* _INSTRUCTIONS FOR THE TASK_
In the material below, please retype the lines from the very first through the one with "0, 1, 0, 0, 1];", exactly and without pictures.

* _DATA PROVIDED_
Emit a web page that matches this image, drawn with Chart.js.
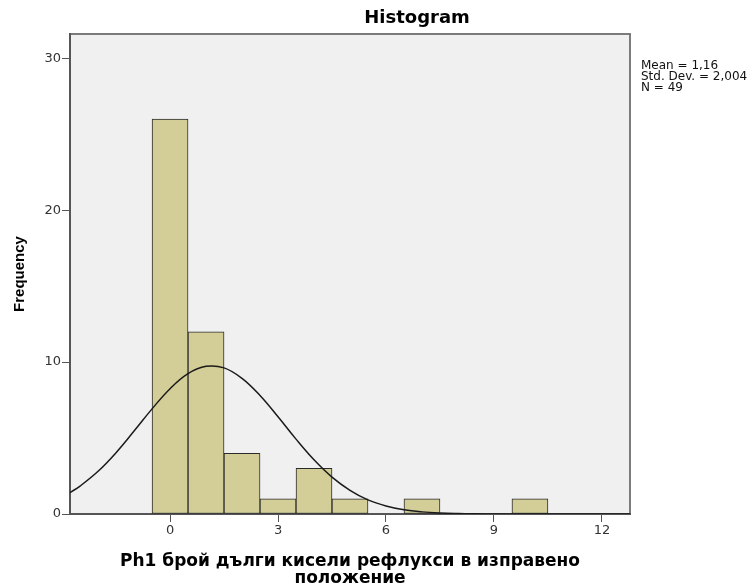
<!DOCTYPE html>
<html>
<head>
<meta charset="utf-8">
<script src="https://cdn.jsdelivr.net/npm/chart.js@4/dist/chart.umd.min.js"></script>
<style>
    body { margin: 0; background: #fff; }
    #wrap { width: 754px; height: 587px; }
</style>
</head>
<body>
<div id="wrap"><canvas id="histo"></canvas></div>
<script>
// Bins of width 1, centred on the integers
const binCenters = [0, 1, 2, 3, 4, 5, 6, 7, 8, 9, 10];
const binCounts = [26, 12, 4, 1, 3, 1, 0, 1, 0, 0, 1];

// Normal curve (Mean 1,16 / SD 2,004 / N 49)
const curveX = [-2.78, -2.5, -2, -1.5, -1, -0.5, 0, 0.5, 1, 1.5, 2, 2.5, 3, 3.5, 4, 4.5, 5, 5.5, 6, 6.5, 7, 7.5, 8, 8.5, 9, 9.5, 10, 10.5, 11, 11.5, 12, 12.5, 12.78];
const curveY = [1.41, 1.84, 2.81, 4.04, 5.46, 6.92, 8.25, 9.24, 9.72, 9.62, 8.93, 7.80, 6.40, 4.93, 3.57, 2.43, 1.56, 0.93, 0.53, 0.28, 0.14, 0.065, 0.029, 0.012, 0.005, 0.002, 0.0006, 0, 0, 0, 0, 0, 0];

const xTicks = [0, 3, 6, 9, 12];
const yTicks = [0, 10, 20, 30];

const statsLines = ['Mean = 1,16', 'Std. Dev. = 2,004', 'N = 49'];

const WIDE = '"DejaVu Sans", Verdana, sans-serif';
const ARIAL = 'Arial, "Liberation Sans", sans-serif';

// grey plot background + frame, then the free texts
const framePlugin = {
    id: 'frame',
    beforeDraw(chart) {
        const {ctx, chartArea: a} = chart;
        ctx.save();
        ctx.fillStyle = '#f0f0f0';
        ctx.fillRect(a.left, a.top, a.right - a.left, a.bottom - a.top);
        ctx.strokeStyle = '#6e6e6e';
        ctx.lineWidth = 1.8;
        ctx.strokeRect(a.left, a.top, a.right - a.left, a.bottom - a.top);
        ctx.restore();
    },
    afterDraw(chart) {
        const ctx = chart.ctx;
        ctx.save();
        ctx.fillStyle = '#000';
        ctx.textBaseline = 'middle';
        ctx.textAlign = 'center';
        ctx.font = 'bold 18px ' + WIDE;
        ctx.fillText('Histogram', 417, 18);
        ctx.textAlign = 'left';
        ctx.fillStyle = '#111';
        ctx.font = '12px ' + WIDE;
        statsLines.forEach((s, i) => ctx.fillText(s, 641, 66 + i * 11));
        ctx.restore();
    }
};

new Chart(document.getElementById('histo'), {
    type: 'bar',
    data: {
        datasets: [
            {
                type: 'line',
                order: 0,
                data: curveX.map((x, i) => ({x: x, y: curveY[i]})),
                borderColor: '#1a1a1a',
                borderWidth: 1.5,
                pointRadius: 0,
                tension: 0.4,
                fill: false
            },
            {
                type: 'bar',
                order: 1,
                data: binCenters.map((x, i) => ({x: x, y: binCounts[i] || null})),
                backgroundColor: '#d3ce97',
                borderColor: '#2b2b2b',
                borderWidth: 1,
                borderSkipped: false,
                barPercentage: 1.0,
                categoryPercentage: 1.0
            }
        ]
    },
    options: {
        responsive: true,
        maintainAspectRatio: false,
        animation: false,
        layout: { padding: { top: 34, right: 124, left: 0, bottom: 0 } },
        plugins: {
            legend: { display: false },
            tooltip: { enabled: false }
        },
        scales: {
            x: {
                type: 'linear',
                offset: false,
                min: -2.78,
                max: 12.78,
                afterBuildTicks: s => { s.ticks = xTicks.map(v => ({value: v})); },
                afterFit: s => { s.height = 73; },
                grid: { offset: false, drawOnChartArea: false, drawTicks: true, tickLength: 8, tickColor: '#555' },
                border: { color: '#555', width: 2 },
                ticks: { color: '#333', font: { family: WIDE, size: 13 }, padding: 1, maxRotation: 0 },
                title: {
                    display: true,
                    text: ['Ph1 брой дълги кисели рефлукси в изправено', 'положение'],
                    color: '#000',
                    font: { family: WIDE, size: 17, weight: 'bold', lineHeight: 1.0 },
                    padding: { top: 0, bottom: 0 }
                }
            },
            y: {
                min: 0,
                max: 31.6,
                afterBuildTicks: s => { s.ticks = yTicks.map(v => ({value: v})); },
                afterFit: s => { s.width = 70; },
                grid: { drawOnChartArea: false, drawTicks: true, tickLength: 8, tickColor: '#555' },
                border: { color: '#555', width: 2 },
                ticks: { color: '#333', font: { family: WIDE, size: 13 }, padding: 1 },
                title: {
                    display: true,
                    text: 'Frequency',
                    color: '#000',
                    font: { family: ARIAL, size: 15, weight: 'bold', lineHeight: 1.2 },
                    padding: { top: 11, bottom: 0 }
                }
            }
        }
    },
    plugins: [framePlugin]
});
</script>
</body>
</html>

* _RESULT FOR THIS TASK_
Emit a web page that matches this image, drawn with Chart.js.
<!DOCTYPE html>
<html>
<head>
<meta charset="utf-8">
<script src="https://cdn.jsdelivr.net/npm/chart.js@4/dist/chart.umd.min.js"></script>
<style>
    body { margin: 0; background: #fff; }
    #wrap { width: 754px; height: 587px; }
</style>
</head>
<body>
<div id="wrap"><canvas id="histo"></canvas></div>
<script>
// Bins of width 1, centred on the integers
const binCenters = [0, 1, 2, 3, 4, 5, 6, 7, 8, 9, 10];
const binCounts = [26, 12, 4, 1, 3, 1, 0, 1, 0, 0, 1];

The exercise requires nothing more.